* Tesla will make the Cybertruck and ramp up Model Y production before moving to the $200,000 Roadster, CEO Elon Musk said.
* The topic came up on Joe Rogan's podcast, where Musk appeared this week for his second guest appearance.
* There's no clear date on when to expect the Roadster.
* Visit Business Insider's homepage for more stories.
In a Thursday podcast with Joe Rogan, popular guest and Tesla CEO Elon Musk said the company is prioritizing its other planned cars over the $200,000 Tesla Roadster sports car.
Rogan asked Musk when he'd be able to purchase a Roadster, as reported by Reuters, but Musk didn't have a date. Instead, Musk said increasing production of the Model Y midsize SUV and the building of a Gigafactory in Berlin, Germany, were his priorities.
"This COVID thing's kind of thrown us for a loop," Musk said when asked when the Roadster would be on sale. "Not to blame everything on COVID, but it's certainly set us back on progress for some number of months.
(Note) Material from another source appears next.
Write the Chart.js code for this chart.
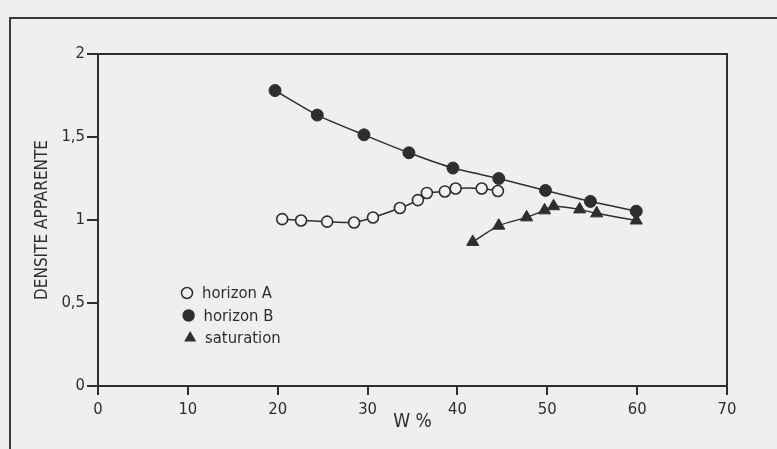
<!DOCTYPE html>
<html>
<head>
<meta charset="utf-8">
<script src="https://cdn.jsdelivr.net/npm/chart.js@4"></script>
<style>
html, body { margin: 0; padding: 0; background: #efefed; }
#wrap { position: relative; width: 777px; height: 449px; overflow: hidden; }
#frame { position: absolute; left: 9px; top: 17px; right: -4px; bottom: -4px;
  border-top: 2px solid #3a3a3a; border-left: 2px solid #3a3a3a; }
canvas { position: absolute; left: 0; top: 0; }
</style>
</head>
<body>
<div id="wrap">
  <div id="frame"></div>
  <canvas id="chart" width="777" height="449"></canvas>
</div>
<script>
// W % (x) and densité apparente (y)
const horizonAW = [20.5, 22.6, 25.5, 28.5, 30.6, 33.6, 35.6, 36.6, 38.6, 39.8, 42.7, 44.5];
const horizonAD = [1.005, 0.997, 0.99, 0.985, 1.015, 1.072, 1.12, 1.163, 1.172, 1.19, 1.19, 1.175];
const horizonBW = [19.7, 24.4, 29.6, 34.6, 39.5, 44.6, 49.8, 54.8, 59.9];
const horizonBD = [1.78, 1.632, 1.513, 1.405, 1.313, 1.25, 1.178, 1.112, 1.053];
const saturationW = [41.7, 44.6, 47.7, 49.7, 50.7, 53.6, 55.5, 59.9];
const saturationD = [0.868, 0.966, 1.016, 1.058, 1.083, 1.064, 1.04, 0.997];

const legendLabels = ['horizon A', 'horizon B', 'saturation'];
const xTitle = 'W %';
const yTitle = 'DENSITE APPARENTE';

const ink = '#2e2e2e';
const cond = '"DejaVu Sans Condensed", "Liberation Sans Narrow", sans-serif';
const pts = (xs, ys) => xs.map((x, i) => ({ x, y: ys[i] }));

// closes the plot box (top + right sides)
const boxPlugin = {
  id: 'box',
  beforeDatasetsDraw(chart) {
    const { ctx, chartArea: a } = chart;
    ctx.save();
    ctx.strokeStyle = ink;
    ctx.lineWidth = 2;
    ctx.beginPath();
    ctx.moveTo(a.left, a.top);
    ctx.lineTo(a.right, a.top);
    ctx.lineTo(a.right, a.bottom);
    ctx.stroke();
    ctx.restore();
  }
};

// legend sits inside the plot area, lower left
const legendPlugin = {
  id: 'innerLegend',
  afterDraw(chart) {
    const { ctx, chartArea: a } = chart;
    const x0 = a.left + 89, y0 = a.top + 239, gap = 22.5;
    ctx.save();
    ctx.font = '16.5px ' + cond;
    ctx.textBaseline = 'middle';
    ctx.fillStyle = ink;
    ctx.strokeStyle = ink;
    chart.data.datasets.forEach((ds, i) => {
      const y = y0 + i * gap;
      const cx = x0 + i * 1.6;
      ctx.beginPath();
      if (ds.pointStyle === 'triangle') {
        const r = 7;
        ctx.moveTo(cx, y - r);
        ctx.lineTo(cx + r * 0.866, y + r * 0.5);
        ctx.lineTo(cx - r * 0.866, y + r * 0.5);
        ctx.closePath();
        ctx.fill();
      } else {
        ctx.arc(cx, y, i === 0 ? 5.5 : 6.2, 0, Math.PI * 2);
        if (ds.pointBackgroundColor === ink) ctx.fill();
        else { ctx.lineWidth = 1.5; ctx.stroke(); }
      }
      ctx.fillText(legendLabels[i], x0 + 15 + i * 1.5, y + 1);
    });
    ctx.restore();
  }
};

const fmt = v => String(v).replace('.', ',');

new Chart(document.getElementById('chart'), {
  type: 'line',
  data: {
    datasets: [
      {
        label: legendLabels[0],
        data: pts(horizonAW, horizonAD),
        borderColor: ink, borderWidth: 1.5,
        pointStyle: 'circle', pointRadius: 5.5,
        pointBackgroundColor: '#f2f2f0', pointBorderColor: ink, pointBorderWidth: 1.6,
        tension: 0.2
      },
      {
        label: legendLabels[1],
        data: pts(horizonBW, horizonBD),
        borderColor: ink, borderWidth: 1.5,
        pointStyle: 'circle', pointRadius: 6,
        pointBackgroundColor: ink, pointBorderColor: ink, pointBorderWidth: 1,
        tension: 0.2
      },
      {
        label: legendLabels[2],
        data: pts(saturationW, saturationD),
        borderColor: ink, borderWidth: 1.5,
        pointStyle: 'triangle', pointRadius: 7,
        pointBackgroundColor: ink, pointBorderColor: ink, pointBorderWidth: 1,
        tension: 0.2
      }
    ]
  },
  options: {
    responsive: false,
    animation: false,
    events: [],
    layout: { padding: { left: 0, right: 50, top: 54, bottom: 0 } },
    plugins: { legend: { display: false }, tooltip: { enabled: false } },
    scales: {
      x: {
        type: 'linear', min: 0, max: 70,
        afterFit(s) { s.height = 63; },
        ticks: { stepSize: 10, color: ink, padding: 5, font: { family: cond, size: 16.5 } },
        grid: { drawOnChartArea: false, drawTicks: true, tickLength: 9, color: ink, lineWidth: 2 },
        border: { display: true, color: ink, width: 2 },
        title: { display: true, text: xTitle, color: ink, padding: { top: 0, bottom: 16 },
          font: { family: cond, size: 19 } }
      },
      y: {
        min: 0, max: 2,
        afterFit(s) { s.width = 98; },
        ticks: { stepSize: 0.5, color: ink, padding: 2, callback: v => fmt(v),
          font: { family: cond, size: 16.5 } },
        grid: { drawOnChartArea: false, drawTicks: true, tickLength: 11, color: ink, lineWidth: 2 },
        border: { display: true, color: ink, width: 2 },
        title: { display: true, text: yTitle, color: ink, padding: { top: 32, bottom: 0 },
          font: { family: cond, size: 17 } }
      }
    }
  },
  plugins: [boxPlugin, legendPlugin]
});
</script>
</body>
</html>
"Roadster is kind of like dessert. We gotta get the meat and potatoes and greens and stuff."
When asked if the Roadster would come before the Cybertruck — Tesla's upcoming electric truck that looks like it was folded out of shiny paper — Musk let out a long sigh.
"I mean, I think we should do Cybertruck first, before Roadster," he said.
Tesla first announced the new Roadster in 2017. Accompanying it were absurd, pie-in-the-sky claims, such as how it would hit 60 mph from a standstill in just 1.9 seconds and how it would run a quarter-mile in a mere 8.9 seconds. Top speed would be a claimed 250 mph. It'd have a 620-mile range from a 250 kWh battery pack and a starting price of $200,000.
Musk himself then took to Twitter — his choice platform for making announcements — to tout the upcoming Roadster's features. Maybe it wouldn't need a key at all. Maybe it would even have rocket technology that would enable it to "fly short hops."
The Roadster that debuted in 2017 was a mere concept. While the Roadster was initially expected to launch in 2020, Musk tweeted in September 2019 that the next Model S would go into production first and that the Roadster "will come later." It wasn't clear when exactly that would be.
This is the second time Musk has appeared on Rogan's podcast. He used the opportunity to double down on criticizing statewide stay-at-home orders due to the COVID-19 pandemic. In the past, he called the measures "forcible imprisoning," "fascist," and "not democratic." He also called panic about the pandemic "dumb" on March 6.
Tesla's factory in Fremont, California, stopped producing cars on March 23 after the local stay-at-home order. A leaked email said the company intended to begin production again on Friday, as Business Insider previously reported.